Transcribe the material exactly. Images do not belong in the copy.
....................
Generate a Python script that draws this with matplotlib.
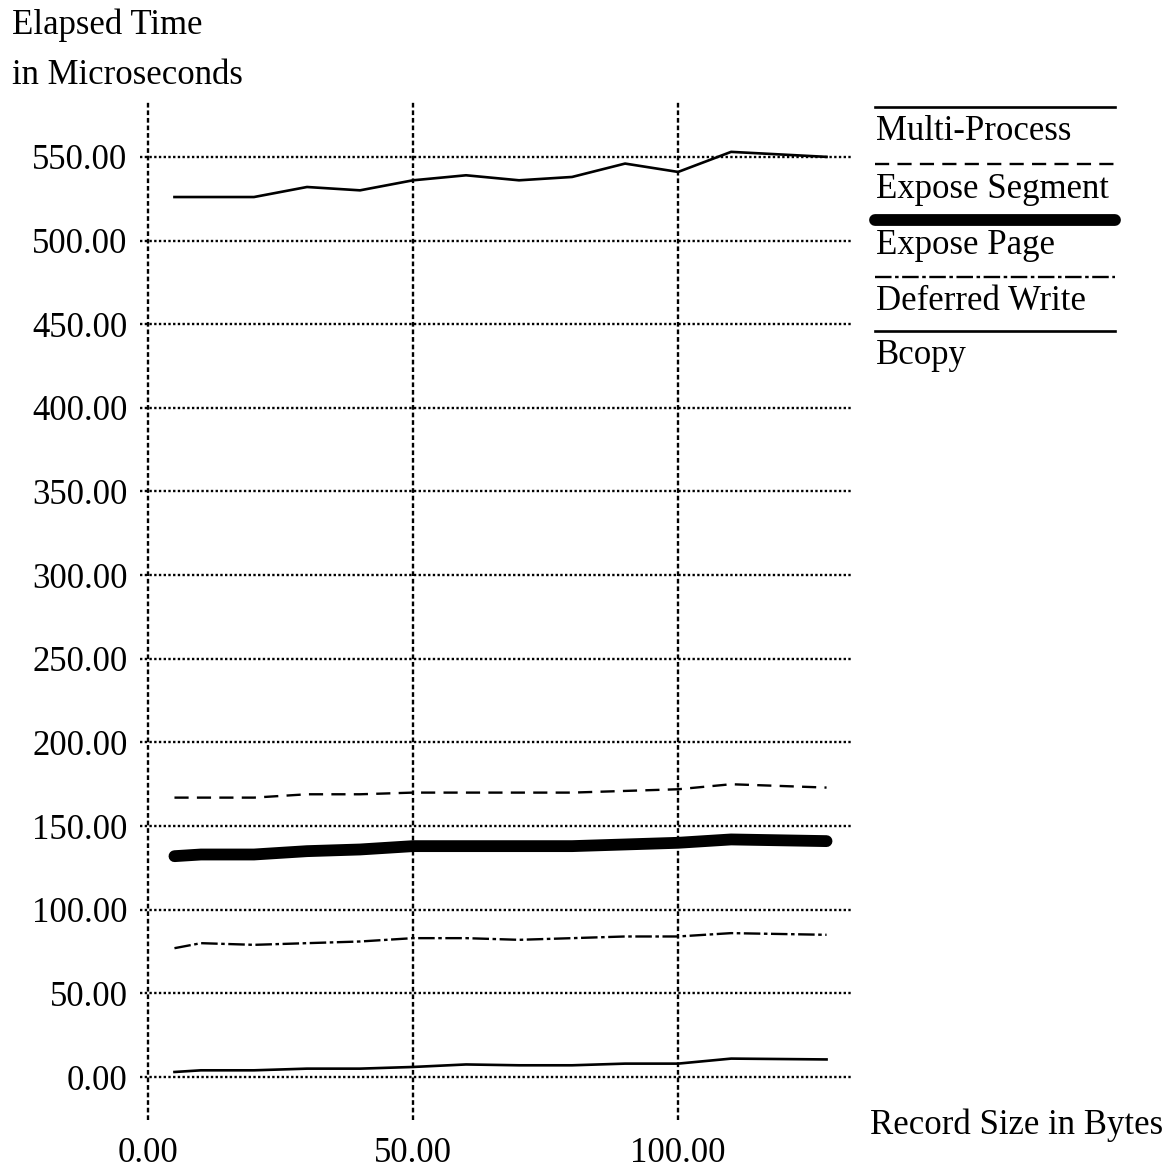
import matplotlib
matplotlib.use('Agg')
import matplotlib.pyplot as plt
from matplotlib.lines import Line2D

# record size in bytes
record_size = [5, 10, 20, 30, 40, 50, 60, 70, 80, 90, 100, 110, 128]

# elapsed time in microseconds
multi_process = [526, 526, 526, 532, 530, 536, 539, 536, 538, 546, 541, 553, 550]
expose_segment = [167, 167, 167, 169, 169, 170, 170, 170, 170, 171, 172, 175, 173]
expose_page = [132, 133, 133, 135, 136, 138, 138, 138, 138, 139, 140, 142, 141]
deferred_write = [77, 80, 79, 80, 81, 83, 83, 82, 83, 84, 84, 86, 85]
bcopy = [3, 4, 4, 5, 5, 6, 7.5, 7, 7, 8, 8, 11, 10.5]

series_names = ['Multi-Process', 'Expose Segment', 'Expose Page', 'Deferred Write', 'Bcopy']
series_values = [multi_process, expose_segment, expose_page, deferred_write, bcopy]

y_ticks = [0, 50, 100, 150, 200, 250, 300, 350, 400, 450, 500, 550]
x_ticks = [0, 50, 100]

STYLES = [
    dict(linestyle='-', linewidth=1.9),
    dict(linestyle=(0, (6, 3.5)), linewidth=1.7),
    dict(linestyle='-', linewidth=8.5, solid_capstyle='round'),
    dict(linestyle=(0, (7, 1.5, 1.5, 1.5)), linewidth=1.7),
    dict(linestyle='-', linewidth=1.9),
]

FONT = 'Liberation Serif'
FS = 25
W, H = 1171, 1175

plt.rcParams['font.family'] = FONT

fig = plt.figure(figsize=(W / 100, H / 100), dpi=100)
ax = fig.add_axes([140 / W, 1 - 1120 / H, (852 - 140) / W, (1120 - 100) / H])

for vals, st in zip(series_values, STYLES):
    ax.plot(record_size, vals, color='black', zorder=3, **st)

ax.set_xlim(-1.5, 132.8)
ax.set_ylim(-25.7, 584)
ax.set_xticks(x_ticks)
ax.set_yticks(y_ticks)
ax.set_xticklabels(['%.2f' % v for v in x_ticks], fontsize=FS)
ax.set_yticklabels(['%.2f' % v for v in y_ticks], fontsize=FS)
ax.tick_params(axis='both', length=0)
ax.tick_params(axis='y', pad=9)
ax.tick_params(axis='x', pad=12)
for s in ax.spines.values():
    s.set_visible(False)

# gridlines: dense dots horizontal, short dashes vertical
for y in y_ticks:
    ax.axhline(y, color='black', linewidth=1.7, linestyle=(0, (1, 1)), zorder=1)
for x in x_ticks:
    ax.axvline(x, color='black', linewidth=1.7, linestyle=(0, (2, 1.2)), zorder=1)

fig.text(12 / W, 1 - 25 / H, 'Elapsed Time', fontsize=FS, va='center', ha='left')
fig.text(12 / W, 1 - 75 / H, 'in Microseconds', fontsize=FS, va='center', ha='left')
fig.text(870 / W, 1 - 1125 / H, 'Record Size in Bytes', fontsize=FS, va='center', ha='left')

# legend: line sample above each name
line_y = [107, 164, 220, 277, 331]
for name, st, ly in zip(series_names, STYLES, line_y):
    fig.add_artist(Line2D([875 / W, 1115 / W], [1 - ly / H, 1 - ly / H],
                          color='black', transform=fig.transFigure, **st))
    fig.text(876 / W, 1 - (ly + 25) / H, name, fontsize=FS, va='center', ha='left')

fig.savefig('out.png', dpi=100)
....................
- **THE ANSWER**
Generate a Python script that draws this with matplotlib.
import matplotlib
matplotlib.use('Agg')
import matplotlib.pyplot as plt
from matplotlib.lines import Line2D

# record size in bytes
record_size = [5, 10, 20, 30, 40, 50, 60, 70, 80, 90, 100, 110, 128]

# elapsed time in microseconds
multi_process = [526, 526, 526, 532, 530, 536, 539, 536, 538, 546, 541, 553, 550]
expose_segment = [167, 167, 167, 169, 169, 170, 170, 170, 170, 171, 172, 175, 173]
expose_page = [132, 133, 133, 135, 136, 138, 138, 138, 138, 139, 140, 142, 141]
deferred_write = [77, 80, 79, 80, 81, 83, 83, 82, 83, 84, 84, 86, 85]
bcopy = [3, 4, 4, 5, 5, 6, 7.5, 7, 7, 8, 8, 11, 10.5]

series_names = ['Multi-Process', 'Expose Segment', 'Expose Page', 'Deferred Write', 'Bcopy']
series_values = [multi_process, expose_segment, expose_page, deferred_write, bcopy]

y_ticks = [0, 50, 100, 150, 200, 250, 300, 350, 400, 450, 500, 550]
x_ticks = [0, 50, 100]

STYLES = [
    dict(linestyle='-', linewidth=1.9),
    dict(linestyle=(0, (6, 3.5)), linewidth=1.7),
    dict(linestyle='-', linewidth=8.5, solid_capstyle='round'),
    dict(linestyle=(0, (7, 1.5, 1.5, 1.5)), linewidth=1.7),
    dict(linestyle='-', linewidth=1.9),
]

FONT = 'Liberation Serif'
FS = 25
W, H = 1171, 1175

plt.rcParams['font.family'] = FONT

fig = plt.figure(figsize=(W / 100, H / 100), dpi=100)
ax = fig.add_axes([140 / W, 1 - 1120 / H, (852 - 140) / W, (1120 - 100) / H])

for vals, st in zip(series_values, STYLES):
    ax.plot(record_size, vals, color='black', zorder=3, **st)

ax.set_xlim(-1.5, 132.8)
ax.set_ylim(-25.7, 584)
ax.set_xticks(x_ticks)
ax.set_yticks(y_ticks)
ax.set_xticklabels(['%.2f' % v for v in x_ticks], fontsize=FS)
ax.set_yticklabels(['%.2f' % v for v in y_ticks], fontsize=FS)
ax.tick_params(axis='both', length=0)
ax.tick_params(axis='y', pad=9)
ax.tick_params(axis='x', pad=12)
for s in ax.spines.values():
    s.set_visible(False)

# gridlines: dense dots horizontal, short dashes vertical
for y in y_ticks:
    ax.axhline(y, color='black', linewidth=1.7, linestyle=(0, (1, 1)), zorder=1)
for x in x_ticks:
    ax.axvline(x, color='black', linewidth=1.7, linestyle=(0, (2, 1.2)), zorder=1)

fig.text(12 / W, 1 - 25 / H, 'Elapsed Time', fontsize=FS, va='center', ha='left')
fig.text(12 / W, 1 - 75 / H, 'in Microseconds', fontsize=FS, va='center', ha='left')
fig.text(870 / W, 1 - 1125 / H, 'Record Size in Bytes', fontsize=FS, va='center', ha='left')

# legend: line sample above each name
line_y = [107, 164, 220, 277, 331]
for name, st, ly in zip(series_names, STYLES, line_y):
    fig.add_artist(Line2D([875 / W, 1115 / W], [1 - ly / H, 1 - ly / H],
                          color='black', transform=fig.transFigure, **st))
    fig.text(876 / W, 1 - (ly + 25) / H, name, fontsize=FS, va='center', ha='left')

fig.savefig('out.png', dpi=100)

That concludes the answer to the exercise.